Will Romney, Huntsman help or hurt Mormons?
c. 2011 Salt Lake Tribune
SALT LAKE CITY (RNS) Amid the prospect of presidential runs by Jon
Huntsman Jr. and Mitt Romney, reporters are bombarding the Church of
Jesus Christ of Latter-day Saints with calls about the potential
candidates and their Mormon faith.
So much so, in fact, that the Utah-based LDS Church decided it needed to reiterate its longstanding stance of political neutrality.
"The church is strictly neutral in matters of party politics and will not comment at all on the personalities and platforms of candidates, whether or not they are members of the church and irrespective of their party affiliation," the church said in a statement released Feb. 1.
The novelty of two high-profile Mormons possibly competing for the nation's highest office guarantees the 14 million-member faith a place in the national spotlight. But experts are divided about whether that would help or hurt the church and how much of a factor Mormonism would be in either potential campaign.
"In the long run, it would be good for the church," said David Campbell, a political scientist at the University Notre Dame and a Mormon.
"It would mean we were entering the mainstream of American society. After all, we would have not just one but two candidates -- plus Harry Reid (the Senate majority leader, a Democrat from Nevada)."
Campbell said a run by Huntsman -- who's stepping down as U.S. ambassador to China -- would "totally change the dynamic of the way Mormonism is discussed."
For example, if Republicans Huntsman and Romney disagreed about issues, as they no doubt would, that would undermine the view that "Mormonism is monolithic, that members all march in lockstep," said Campbell, co-author of "American Grace: How Religion Divides and Unites Us."
Campbell and co-author Robert Putnam collected data in 2007 and 2008 ranking Mormonism among the nation's least-popular faiths.
Romney's first run at the White House "did not change attitudes toward Mormons, either among those who liked him or didn't," Campbell said. "Attitudes about Mormonism were fixed."
John Green, an expert in religion and politics at the University of Akron in Ohio, agreed.
"If we have two Mormon candidates in the race, (Mormonism) becomes less of an anomaly," Green said. "You may see somewhat greater acceptance (of Mormons) on the part of the general public."
Still, though the political context may have changed from the 2008 campaign, he said, the same underlying attitudes that created difficulties for Romney remain.
Mormonism continues to be among the least popular religions in America, Green said, and white evangelical Protestants -- a force in the GOP -- view the faith's doctrines with suspicion and its missionaries as "competitors" for converts.
White evangelicals are especially influential in states such as South Carolina, Georgia and Florida, Green said, and would pose a large hurdle for any Mormon candidate.

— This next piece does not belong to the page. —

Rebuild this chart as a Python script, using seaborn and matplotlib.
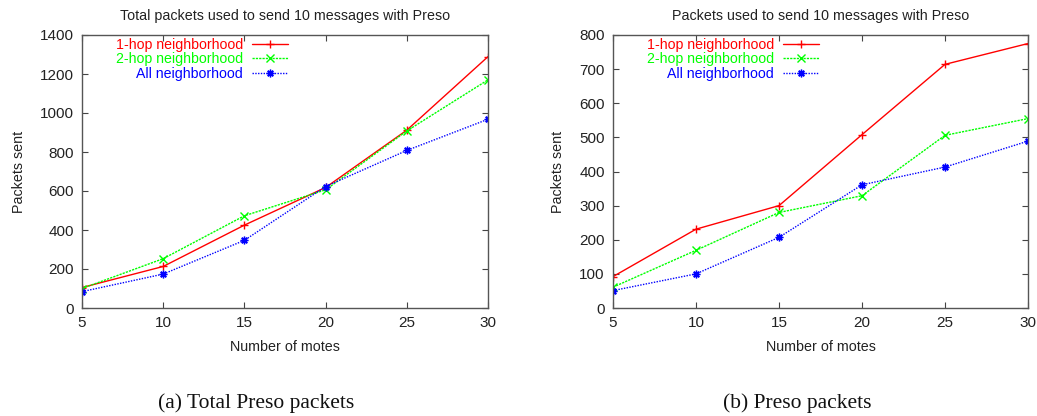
import numpy as np
import pandas as pd
import matplotlib
matplotlib.use("Agg")
import matplotlib.pyplot as plt
import seaborn as sns

# Number of motes in the network
motes = [5, 10, 15, 20, 25, 30]

# Total packets used to send 10 messages with Preso
total_1hop = [105, 213, 425, 618, 912, 1289]
total_2hop = [100, 253, 473, 606, 908, 1170]
total_all = [84, 174, 347, 623, 808, 968]

# Preso packets used to send 10 messages
preso_1hop = [92, 231, 300, 508, 714, 775]
preso_2hop = [61, 169, 280, 329, 506, 555]
preso_all = [51, 100, 207, 361, 413, 489]

series_names = ["1-hop neighborhood", "2-hop neighborhood", "All neighborhood"]
titles = ["Total packets used to send 10 messages with Preso",
          "Packets used to send 10 messages with Preso"]
captions = ["(a) Total Preso packets", "(b) Preso packets"]
y_limits = [(0, 1400), (0, 800)]
y_steps = [200, 100]


def long_frame(a, b, c):
    rows = []
    for name, vals in zip(series_names, (a, b, c)):
        for m, v in zip(motes, vals):
            rows.append({"motes": m, "packets": v, "series": name})
    return pd.DataFrame(rows)


frames = [long_frame(total_1hop, total_2hop, total_all),
          long_frame(preso_1hop, preso_2hop, preso_all)]

sns.set_theme(style="ticks")
plt.rcParams["font.family"] = ["Liberation Sans", "DejaVu Sans"]

palette = {series_names[0]: "#ff0000", series_names[1]: "#00ff00", series_names[2]: "#0000ff"}
dashes = {series_names[0]: "", series_names[1]: (1.6, 0.8), series_names[2]: (1, 1)}
markers = {series_names[0]: "+", series_names[1]: "x", series_names[2]: (8, 2, 0)}

fig = plt.figure(figsize=(10.37, 4.16), dpi=100)
axes_rects = [[82 / 1037, 108 / 416, 406 / 1037, 273 / 416],
              [613 / 1037, 108 / 416, 415 / 1037, 273 / 416]]
legend_anchor_x = [0.507, 0.496]
caption_x = [256 / 1037, 797 / 1037]
text_color = "#222222"

for i in range(2):
    ax = fig.add_axes(axes_rects[i])
    sns.lineplot(data=frames[i], x="motes", y="packets", hue="series", style="series",
                 palette=palette, dashes=dashes, markers=markers, markersize=5.5,
                 linewidth=1.0, markeredgewidth=1.0, legend=False, ax=ax)
    for ln in ax.lines:
        ln.set_markeredgecolor(ln.get_color())
    ax.set_xlim(5, 30)
    ax.set_ylim(*y_limits[i])
    ax.set_xticks(motes)
    ax.set_yticks(np.arange(y_limits[i][0], y_limits[i][1] + 1, y_steps[i]))
    ax.tick_params(direction="in", top=True, right=True, length=4.5, width=0.8,
                   color="#444444", labelsize=11, labelcolor=text_color)
    ax.tick_params(axis="y", pad=6)
    ax.tick_params(axis="x", pad=6)
    for sp in ax.spines.values():
        sp.set_color("#555555")
        sp.set_linewidth(1.0)
    ax.set_title(titles[i], fontsize=10.3, color=text_color, pad=11)
    ax.set_xlabel("Number of motes", fontsize=10.3, color=text_color, labelpad=7)
    ax.set_ylabel("Packets sent", fontsize=10.3, color=text_color, labelpad=10)

    leg = ax.legend(ax.lines[:3], series_names, loc="upper right",
                    bbox_to_anchor=(legend_anchor_x[i], 0.99), frameon=False,
                    markerfirst=False, fontsize=10.2, handlelength=2.5,
                    handletextpad=0.65, labelspacing=0.03, borderpad=0, borderaxespad=0)
    for col in leg._legend_handle_box.get_children():
        col.align = "right"
    for txt, name in zip(leg.get_texts(), series_names):
        txt.set_color(palette[name])

    fig.text(caption_x[i], 1 - 408 / 416, captions[i], ha="center", va="baseline",
             fontsize=15.5, color="#111111", family=["Liberation Serif", "DejaVu Serif"])

fig.savefig("out.png", dpi=100)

Huntsman, who has described himself as not "overly religious," may face different opposition from Americans, especially Republicans, Green said, "who like religious candidates who take their faith seriously."
Kelly Patterson, a Brigham Young University political scientist, is more optimistic about his church and possible Mormon candidates.
Patterson acknowledged that religion played heavily in the previous Romney campaign, partly because the former Massachusetts governor portrayed himself as a religious individual.
With that strategy, Romney invited some of the scrutiny of his faith, Patterson said. "The second time around, it won't be as important."